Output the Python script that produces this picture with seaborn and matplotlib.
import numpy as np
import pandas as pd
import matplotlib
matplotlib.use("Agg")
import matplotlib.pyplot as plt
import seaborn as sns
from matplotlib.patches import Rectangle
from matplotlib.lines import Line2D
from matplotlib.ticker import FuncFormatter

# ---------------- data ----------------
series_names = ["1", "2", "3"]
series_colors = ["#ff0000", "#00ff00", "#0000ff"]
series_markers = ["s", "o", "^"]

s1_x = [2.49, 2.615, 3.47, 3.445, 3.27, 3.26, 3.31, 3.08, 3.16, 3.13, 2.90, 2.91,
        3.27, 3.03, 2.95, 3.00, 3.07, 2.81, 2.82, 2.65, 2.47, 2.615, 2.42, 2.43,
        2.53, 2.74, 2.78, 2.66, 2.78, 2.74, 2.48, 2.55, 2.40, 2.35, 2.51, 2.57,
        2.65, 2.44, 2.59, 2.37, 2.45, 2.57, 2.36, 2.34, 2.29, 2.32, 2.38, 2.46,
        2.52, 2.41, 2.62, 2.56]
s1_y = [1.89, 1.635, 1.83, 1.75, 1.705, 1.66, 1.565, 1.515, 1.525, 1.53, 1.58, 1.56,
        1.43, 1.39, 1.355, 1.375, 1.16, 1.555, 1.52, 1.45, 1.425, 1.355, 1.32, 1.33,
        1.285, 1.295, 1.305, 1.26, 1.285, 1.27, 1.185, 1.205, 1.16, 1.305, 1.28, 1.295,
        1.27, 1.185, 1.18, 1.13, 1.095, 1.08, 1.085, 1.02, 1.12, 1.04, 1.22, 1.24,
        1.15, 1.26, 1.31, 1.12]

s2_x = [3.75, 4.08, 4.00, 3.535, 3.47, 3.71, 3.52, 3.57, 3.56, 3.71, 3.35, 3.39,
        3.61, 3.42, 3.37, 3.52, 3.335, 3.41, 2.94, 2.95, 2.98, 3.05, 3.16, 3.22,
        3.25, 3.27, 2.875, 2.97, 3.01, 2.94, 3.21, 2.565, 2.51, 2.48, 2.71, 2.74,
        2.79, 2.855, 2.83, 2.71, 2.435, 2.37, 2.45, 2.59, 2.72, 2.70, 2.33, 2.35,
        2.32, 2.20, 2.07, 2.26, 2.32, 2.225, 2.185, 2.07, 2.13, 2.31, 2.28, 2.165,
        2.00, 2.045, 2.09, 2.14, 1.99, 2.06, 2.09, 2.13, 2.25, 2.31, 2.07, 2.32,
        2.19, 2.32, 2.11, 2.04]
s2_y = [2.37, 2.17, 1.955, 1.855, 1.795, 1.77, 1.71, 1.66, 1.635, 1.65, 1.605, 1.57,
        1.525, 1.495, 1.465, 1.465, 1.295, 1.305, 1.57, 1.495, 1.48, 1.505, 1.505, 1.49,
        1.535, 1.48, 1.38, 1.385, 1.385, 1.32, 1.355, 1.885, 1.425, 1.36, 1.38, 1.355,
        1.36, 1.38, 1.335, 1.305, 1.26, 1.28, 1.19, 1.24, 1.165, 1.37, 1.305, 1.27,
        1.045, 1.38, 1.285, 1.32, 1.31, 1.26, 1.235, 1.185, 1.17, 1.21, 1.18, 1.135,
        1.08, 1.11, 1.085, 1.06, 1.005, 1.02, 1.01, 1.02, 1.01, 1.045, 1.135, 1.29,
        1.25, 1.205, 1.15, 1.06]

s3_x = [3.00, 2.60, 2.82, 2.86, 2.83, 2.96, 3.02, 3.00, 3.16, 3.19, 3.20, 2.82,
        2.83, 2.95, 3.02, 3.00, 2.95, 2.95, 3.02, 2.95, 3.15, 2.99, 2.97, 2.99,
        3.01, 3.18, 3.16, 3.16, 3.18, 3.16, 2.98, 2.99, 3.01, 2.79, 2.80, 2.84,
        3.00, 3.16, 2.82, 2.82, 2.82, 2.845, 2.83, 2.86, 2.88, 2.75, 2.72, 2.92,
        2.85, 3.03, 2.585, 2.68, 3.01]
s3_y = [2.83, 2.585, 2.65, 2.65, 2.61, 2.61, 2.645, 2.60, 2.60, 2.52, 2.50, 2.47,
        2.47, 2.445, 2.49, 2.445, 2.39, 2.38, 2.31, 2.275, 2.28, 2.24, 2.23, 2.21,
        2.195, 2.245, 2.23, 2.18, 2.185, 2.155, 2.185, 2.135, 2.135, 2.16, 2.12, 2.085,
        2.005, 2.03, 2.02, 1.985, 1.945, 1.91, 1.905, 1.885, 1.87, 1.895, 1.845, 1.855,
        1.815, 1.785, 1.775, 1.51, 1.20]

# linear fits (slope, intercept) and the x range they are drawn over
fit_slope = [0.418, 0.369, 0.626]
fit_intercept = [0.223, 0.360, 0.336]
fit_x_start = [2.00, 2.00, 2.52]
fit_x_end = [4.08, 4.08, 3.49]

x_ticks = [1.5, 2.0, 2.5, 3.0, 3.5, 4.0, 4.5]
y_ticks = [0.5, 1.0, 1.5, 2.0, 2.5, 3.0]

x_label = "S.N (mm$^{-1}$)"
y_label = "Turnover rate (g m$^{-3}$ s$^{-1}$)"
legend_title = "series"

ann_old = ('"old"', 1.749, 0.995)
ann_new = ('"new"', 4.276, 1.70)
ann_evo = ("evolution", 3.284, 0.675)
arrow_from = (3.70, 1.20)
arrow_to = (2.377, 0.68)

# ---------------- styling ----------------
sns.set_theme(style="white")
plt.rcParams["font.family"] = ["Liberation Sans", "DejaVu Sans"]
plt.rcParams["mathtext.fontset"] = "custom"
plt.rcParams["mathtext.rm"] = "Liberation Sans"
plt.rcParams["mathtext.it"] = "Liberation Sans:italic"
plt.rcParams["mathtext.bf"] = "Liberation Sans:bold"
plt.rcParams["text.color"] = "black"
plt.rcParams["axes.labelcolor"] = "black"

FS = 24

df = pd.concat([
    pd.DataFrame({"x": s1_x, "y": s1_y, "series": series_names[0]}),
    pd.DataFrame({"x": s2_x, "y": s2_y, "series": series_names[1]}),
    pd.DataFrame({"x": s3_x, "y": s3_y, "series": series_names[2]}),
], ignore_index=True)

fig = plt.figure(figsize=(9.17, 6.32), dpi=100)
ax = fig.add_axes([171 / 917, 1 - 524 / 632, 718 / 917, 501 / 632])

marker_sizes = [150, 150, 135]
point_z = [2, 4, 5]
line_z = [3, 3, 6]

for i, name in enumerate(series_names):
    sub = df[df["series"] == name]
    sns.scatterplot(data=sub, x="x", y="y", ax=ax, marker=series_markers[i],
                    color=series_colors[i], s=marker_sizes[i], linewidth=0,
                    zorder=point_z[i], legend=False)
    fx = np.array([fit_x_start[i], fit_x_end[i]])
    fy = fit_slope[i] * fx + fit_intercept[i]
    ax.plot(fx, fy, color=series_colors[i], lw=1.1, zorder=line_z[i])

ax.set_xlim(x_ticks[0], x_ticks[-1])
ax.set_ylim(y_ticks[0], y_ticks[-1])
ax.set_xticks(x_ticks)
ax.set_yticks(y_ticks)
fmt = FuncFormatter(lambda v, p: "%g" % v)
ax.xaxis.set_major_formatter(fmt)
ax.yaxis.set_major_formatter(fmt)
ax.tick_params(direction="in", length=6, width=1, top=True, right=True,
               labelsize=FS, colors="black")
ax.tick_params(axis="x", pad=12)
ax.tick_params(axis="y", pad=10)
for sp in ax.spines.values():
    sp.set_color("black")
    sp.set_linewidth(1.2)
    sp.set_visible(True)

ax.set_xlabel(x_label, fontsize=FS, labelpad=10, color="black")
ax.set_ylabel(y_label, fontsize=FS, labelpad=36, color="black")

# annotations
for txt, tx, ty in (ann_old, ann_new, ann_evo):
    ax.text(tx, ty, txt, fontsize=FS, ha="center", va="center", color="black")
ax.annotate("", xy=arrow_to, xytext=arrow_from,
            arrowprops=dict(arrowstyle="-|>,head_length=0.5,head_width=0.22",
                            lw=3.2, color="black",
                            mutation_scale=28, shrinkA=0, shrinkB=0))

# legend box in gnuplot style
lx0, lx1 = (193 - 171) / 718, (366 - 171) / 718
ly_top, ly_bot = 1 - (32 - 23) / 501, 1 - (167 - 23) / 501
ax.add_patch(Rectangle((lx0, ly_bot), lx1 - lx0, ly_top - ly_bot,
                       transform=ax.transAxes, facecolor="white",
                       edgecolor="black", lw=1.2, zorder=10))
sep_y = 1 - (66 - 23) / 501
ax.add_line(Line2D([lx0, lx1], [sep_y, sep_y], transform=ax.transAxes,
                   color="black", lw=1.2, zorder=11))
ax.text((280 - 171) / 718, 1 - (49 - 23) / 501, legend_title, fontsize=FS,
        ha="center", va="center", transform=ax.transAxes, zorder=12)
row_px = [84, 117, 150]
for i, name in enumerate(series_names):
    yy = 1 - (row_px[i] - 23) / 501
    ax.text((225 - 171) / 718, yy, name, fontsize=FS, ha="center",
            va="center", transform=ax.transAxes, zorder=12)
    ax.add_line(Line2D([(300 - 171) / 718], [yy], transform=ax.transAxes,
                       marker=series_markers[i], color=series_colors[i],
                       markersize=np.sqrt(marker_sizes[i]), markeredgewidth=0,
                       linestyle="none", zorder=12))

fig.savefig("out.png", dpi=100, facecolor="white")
==============================
EXERCISE OBJECTIVE – Restate the first line and every line after it, word for word, stopping once the line with "from matplotlib.ticker import FuncFormatter" is done.

FINISHED ANSWER –
Output the Python script that produces this picture with seaborn and matplotlib.
import numpy as np
import pandas as pd
import matplotlib
matplotlib.use("Agg")
import matplotlib.pyplot as plt
import seaborn as sns
from matplotlib.patches import Rectangle
from matplotlib.lines import Line2D
from matplotlib.ticker import FuncFormatter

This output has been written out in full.